Quanto aos homens armados da Renamo estacionados em Maríngue?
Estão lá. São guardas do presidente da Renamo. Não tenho comentários.
Tendo em conta a sua experiência como militar, o que pensa da existência de um partido político que tem um quase exército ao seu dispor, tendo em conta que só o Estado é que detêm o monopólio das forças armadas?
Não tenho opinião sobre isso. O próprio Estado pode dar resposta a essa pergunta. Como disse, não sou político.
Os ideais do tempo da guerra foram alcançados. Conseguimos instituir a democracia multipartidária e o pluralismo de ideias no país. Quanto aos ideais depois da luta já não posso me pronunciar, pois já conseguimos conquistar a democracia no país.

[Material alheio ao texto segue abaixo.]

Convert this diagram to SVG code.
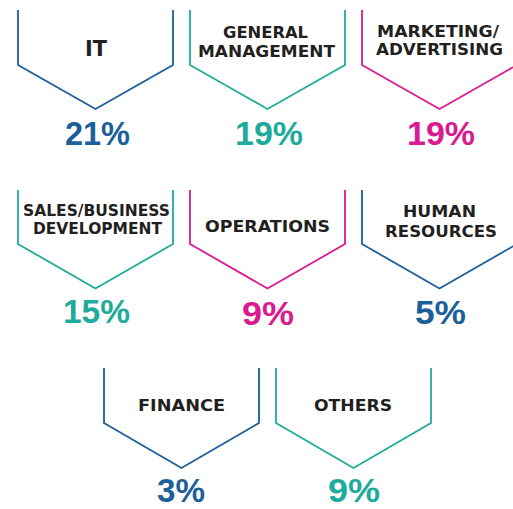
<svg xmlns="http://www.w3.org/2000/svg" width="513" height="509" viewBox="0 0 513 509">
<style>
.sh{fill:none;stroke-width:1.8;stroke-linejoin:miter}
.b{stroke:#1d5f98}.t{stroke:#1fab9c}.m{stroke:#d91b8f}
.lb{font-family:"DejaVu Sans",sans-serif;font-weight:bold;font-size:16.5px;fill:#231f20;text-anchor:middle}
.sm{font-size:15.5px}
.pc{font-family:"Liberation Sans",Arial,sans-serif;font-weight:bold;font-size:33px;text-anchor:middle}
.pb{fill:#1d5f98}.pt{fill:#1fab9c}.pm{fill:#d91b8f}
</style>
<rect width="513" height="509" fill="#fff"/>
<g id="it">
<polyline class="sh b" points="18,10 18,65 95.5,109 173,65 173,10"/>
<text class="lb" x="96" y="56" style="font-size:22px" textLength="22" lengthAdjust="spacingAndGlyphs">IT</text>
<text class="pc pb" x="97.5" y="145" textLength="65" lengthAdjust="spacingAndGlyphs">21%</text>
</g>
<g id="general-management">
<polyline class="sh t" points="190,10 190,65 267.5,109 345,65 345,10"/>
<text class="lb" x="265.5" y="38" textLength="85" lengthAdjust="spacingAndGlyphs">GENERAL</text>
<text class="lb" x="266.5" y="57" textLength="137" lengthAdjust="spacingAndGlyphs">MANAGEMENT</text>
<text class="pc pt" x="269" y="145" textLength="68" lengthAdjust="spacingAndGlyphs">19%</text>
</g>
<g id="marketing">
<polyline class="sh m" points="362,10 362,65 439.5,109 517,65 517,10"/>
<text class="lb sm" x="438" y="37" textLength="122" lengthAdjust="spacingAndGlyphs">MARKETING/</text>
<text class="lb sm" x="439.5" y="55" textLength="127" lengthAdjust="spacingAndGlyphs">ADVERTISING</text>
<text class="pc pm" x="441" y="145" textLength="68" lengthAdjust="spacingAndGlyphs">19%</text>
</g>
<g id="sales">
<polyline class="sh t" points="18,190 18,244 95.5,288.5 173,244 173,190"/>
<text class="lb sm" x="96.5" y="215.5" textLength="147" lengthAdjust="spacingAndGlyphs">SALES/BUSINESS</text>
<text class="lb sm" x="97.5" y="233.5" textLength="129" lengthAdjust="spacingAndGlyphs">DEVELOPMENT</text>
<text class="pc pt" x="96.5" y="323" textLength="67" lengthAdjust="spacingAndGlyphs">15%</text>
</g>
<g id="operations">
<polyline class="sh m" points="190,190 190,244 267.5,288.5 345,244 345,190"/>
<text class="lb" x="267.5" y="232" textLength="125" lengthAdjust="spacingAndGlyphs">OPERATIONS</text>
<text class="pc pm" x="268" y="325" textLength="52" lengthAdjust="spacingAndGlyphs">9%</text>
</g>
<g id="human-resources">
<polyline class="sh b" points="362,190 362,244 439.5,288.5 517,244 517,190"/>
<text class="lb" x="439.5" y="217" textLength="73" lengthAdjust="spacingAndGlyphs">HUMAN</text>
<text class="lb" x="441" y="237" textLength="112" lengthAdjust="spacingAndGlyphs">RESOURCES</text>
<text class="pc pb" x="440.5" y="324" textLength="51" lengthAdjust="spacingAndGlyphs">5%</text>
</g>
<g id="finance">
<polyline class="sh b" points="104,368 104,423 181.5,468 259,423 259,368"/>
<text class="lb" x="181.5" y="411" textLength="87" lengthAdjust="spacingAndGlyphs">FINANCE</text>
<text class="pc pb" x="181" y="502" textLength="48" lengthAdjust="spacingAndGlyphs">3%</text>
</g>
<g id="others">
<polyline class="sh t" points="276,368 276,423 353.5,468 431,423 431,368"/>
<text class="lb" x="353" y="411" textLength="78" lengthAdjust="spacingAndGlyphs">OTHERS</text>
<text class="pc pt" x="354" y="502" textLength="52" lengthAdjust="spacingAndGlyphs">9%</text>
</g>
<g id="connectors"></g>
</svg>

Mas há quem diga que essa conquista está a ser ameaçada pela Frelimo. A Renamo, por exemplo, fala hoje de um verdadeiro recuo ao monopartidarismo…

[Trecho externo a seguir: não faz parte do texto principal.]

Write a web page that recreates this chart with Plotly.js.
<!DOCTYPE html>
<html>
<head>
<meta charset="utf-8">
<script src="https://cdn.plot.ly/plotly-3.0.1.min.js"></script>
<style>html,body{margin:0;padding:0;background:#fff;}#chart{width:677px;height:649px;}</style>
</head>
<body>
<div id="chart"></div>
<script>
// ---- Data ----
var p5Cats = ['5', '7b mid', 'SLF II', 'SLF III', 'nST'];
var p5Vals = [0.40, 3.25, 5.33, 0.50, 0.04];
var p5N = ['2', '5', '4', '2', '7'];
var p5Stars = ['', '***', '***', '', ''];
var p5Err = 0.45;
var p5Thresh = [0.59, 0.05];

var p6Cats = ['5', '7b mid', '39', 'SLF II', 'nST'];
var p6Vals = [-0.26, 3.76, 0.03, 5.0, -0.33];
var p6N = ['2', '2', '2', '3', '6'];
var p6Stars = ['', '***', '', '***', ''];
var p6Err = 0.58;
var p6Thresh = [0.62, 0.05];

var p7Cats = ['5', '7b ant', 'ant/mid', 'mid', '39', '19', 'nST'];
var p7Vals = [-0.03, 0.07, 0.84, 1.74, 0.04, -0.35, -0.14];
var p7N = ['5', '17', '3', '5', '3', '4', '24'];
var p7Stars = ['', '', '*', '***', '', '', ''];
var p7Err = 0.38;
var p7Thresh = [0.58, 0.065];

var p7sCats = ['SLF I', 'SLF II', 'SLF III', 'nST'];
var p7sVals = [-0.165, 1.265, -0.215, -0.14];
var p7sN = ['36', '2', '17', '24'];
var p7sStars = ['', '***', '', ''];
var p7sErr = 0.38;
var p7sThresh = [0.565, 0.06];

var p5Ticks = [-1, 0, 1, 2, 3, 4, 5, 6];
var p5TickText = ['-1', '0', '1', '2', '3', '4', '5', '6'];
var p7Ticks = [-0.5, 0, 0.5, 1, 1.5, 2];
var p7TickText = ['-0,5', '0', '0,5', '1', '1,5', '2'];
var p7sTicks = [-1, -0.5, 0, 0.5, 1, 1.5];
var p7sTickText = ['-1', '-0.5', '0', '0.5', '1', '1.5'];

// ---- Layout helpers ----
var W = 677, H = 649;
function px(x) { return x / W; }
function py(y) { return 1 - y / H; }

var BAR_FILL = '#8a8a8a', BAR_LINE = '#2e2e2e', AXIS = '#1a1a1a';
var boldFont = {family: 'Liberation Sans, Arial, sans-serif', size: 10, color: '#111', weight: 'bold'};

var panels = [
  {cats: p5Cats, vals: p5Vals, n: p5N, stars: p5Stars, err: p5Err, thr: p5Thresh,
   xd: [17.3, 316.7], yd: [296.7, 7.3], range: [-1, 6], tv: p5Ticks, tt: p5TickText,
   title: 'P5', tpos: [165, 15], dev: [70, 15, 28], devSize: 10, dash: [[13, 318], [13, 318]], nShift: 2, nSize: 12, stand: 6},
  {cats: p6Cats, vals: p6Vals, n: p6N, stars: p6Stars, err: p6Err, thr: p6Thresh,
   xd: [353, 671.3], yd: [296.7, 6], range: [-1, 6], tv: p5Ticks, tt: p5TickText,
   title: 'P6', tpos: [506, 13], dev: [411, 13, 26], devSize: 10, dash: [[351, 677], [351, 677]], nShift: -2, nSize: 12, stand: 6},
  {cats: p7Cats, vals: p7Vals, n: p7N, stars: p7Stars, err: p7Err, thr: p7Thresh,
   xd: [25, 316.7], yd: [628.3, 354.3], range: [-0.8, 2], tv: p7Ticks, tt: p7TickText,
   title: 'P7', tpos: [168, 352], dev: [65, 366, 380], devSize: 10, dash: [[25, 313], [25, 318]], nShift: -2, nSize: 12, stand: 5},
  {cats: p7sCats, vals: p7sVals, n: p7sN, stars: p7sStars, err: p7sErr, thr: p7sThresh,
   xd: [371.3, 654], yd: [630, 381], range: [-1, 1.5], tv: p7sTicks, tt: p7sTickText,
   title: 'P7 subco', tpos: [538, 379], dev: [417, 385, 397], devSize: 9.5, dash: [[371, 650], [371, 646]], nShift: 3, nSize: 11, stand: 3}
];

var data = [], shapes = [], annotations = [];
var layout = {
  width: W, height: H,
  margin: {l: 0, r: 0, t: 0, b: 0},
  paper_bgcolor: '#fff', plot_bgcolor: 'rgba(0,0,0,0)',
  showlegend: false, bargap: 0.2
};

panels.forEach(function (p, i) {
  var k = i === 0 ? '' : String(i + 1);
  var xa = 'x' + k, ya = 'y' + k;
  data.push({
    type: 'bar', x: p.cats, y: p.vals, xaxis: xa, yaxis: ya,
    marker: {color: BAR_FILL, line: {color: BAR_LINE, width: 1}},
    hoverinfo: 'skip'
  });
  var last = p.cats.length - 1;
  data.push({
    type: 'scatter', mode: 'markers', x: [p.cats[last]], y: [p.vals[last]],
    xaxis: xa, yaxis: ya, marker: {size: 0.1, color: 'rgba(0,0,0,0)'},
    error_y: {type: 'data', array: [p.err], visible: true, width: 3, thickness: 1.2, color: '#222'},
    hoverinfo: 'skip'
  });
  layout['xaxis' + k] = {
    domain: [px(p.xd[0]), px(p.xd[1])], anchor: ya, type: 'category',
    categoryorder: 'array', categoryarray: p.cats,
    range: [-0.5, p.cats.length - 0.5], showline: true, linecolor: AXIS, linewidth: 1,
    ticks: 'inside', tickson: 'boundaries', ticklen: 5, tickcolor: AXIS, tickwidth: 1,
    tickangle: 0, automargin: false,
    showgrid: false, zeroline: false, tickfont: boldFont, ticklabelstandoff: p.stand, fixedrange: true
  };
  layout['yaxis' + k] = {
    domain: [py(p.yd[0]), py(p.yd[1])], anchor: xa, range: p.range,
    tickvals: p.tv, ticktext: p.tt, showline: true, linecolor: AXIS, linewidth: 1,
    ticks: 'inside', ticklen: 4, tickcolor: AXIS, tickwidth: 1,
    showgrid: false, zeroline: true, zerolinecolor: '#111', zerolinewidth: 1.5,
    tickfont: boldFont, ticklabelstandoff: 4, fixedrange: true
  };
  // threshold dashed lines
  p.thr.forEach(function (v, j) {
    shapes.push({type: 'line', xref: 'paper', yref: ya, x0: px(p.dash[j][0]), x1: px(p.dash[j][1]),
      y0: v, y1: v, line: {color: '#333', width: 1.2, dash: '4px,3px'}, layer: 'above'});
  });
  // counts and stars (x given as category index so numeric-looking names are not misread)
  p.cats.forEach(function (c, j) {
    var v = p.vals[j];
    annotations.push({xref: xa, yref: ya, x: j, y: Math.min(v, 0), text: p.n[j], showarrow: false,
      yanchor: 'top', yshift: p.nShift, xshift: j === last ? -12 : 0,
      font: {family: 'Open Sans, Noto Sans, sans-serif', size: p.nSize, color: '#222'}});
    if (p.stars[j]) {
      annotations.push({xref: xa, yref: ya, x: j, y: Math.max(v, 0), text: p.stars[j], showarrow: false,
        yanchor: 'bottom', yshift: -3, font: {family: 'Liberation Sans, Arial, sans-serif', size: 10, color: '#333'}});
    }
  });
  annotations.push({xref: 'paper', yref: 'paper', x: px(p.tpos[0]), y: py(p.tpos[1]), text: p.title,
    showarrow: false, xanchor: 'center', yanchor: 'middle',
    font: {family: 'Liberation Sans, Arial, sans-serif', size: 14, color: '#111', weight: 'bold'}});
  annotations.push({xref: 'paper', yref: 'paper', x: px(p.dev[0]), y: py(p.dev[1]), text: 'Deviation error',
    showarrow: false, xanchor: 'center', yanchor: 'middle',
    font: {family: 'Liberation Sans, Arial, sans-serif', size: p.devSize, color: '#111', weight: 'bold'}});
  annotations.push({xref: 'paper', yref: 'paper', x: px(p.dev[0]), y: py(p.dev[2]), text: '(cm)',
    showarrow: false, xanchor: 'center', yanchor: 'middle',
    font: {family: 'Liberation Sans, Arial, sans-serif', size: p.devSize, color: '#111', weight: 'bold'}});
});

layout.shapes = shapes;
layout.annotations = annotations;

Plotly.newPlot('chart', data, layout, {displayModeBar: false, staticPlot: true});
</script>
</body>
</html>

Tenho a certeza que não vai acontecer nenhum recuo ao monopartidarismo. O próprio contexto da região, do continente e do mundo mostra que isso está fora de hipótese.

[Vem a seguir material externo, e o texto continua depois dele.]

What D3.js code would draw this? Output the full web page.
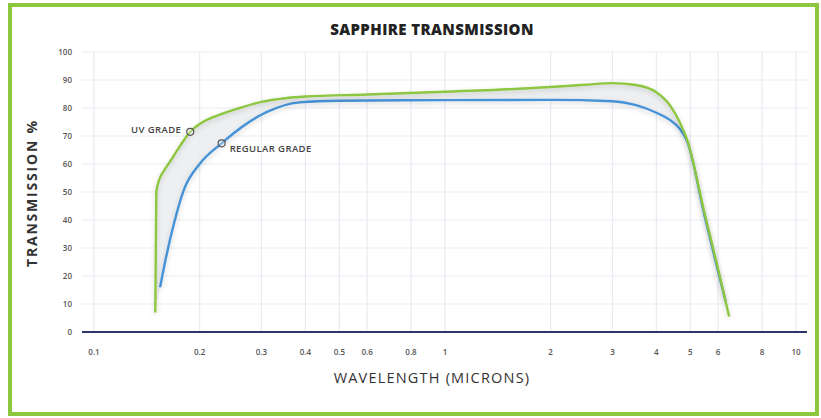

Num contexto em que a Renamo precisa de se reorganizar, aceitaria um cargo no partido caso fosse convidado para o efeito?
Não estou interessado nisso. Não estarei interessado. Porque quero descansar. Não me interessa a vida política.
…E caso Dhlakama lhe convidasse para uma eventual guerra. Qual é que seria o seu posicionamento?
Já disse que as razões que fizeram com que eu lutasse do lado da Renamo foram alcançadas. Não vejo razões para uma nova guerra, aliás, mesmo que fosse convidado não aceitaria.
Tem falado com o Chefe do Estado, Armando Guebuza?
Sempre que me solicita falo com ele, pois ele é o meu comandante em chefe. Além de mais, tenho recebido convites para eventos oficiais, tal como aconteceu agora na tomada de posse.
Foi empossado o novo governo. O que pensa da transformação do ministério dos antigos combatentes em ministério dos combatentes?
Acho salutar, pois todo aquele que combateu é combatente. Independentemente de ter sido pela independência do país ou pela democracia. Em geral, penso que é o mesmo ministério. A mudança do nome tem alguma relevância. Resta agora ver o que vai fazer o ministério para que ser avaliado.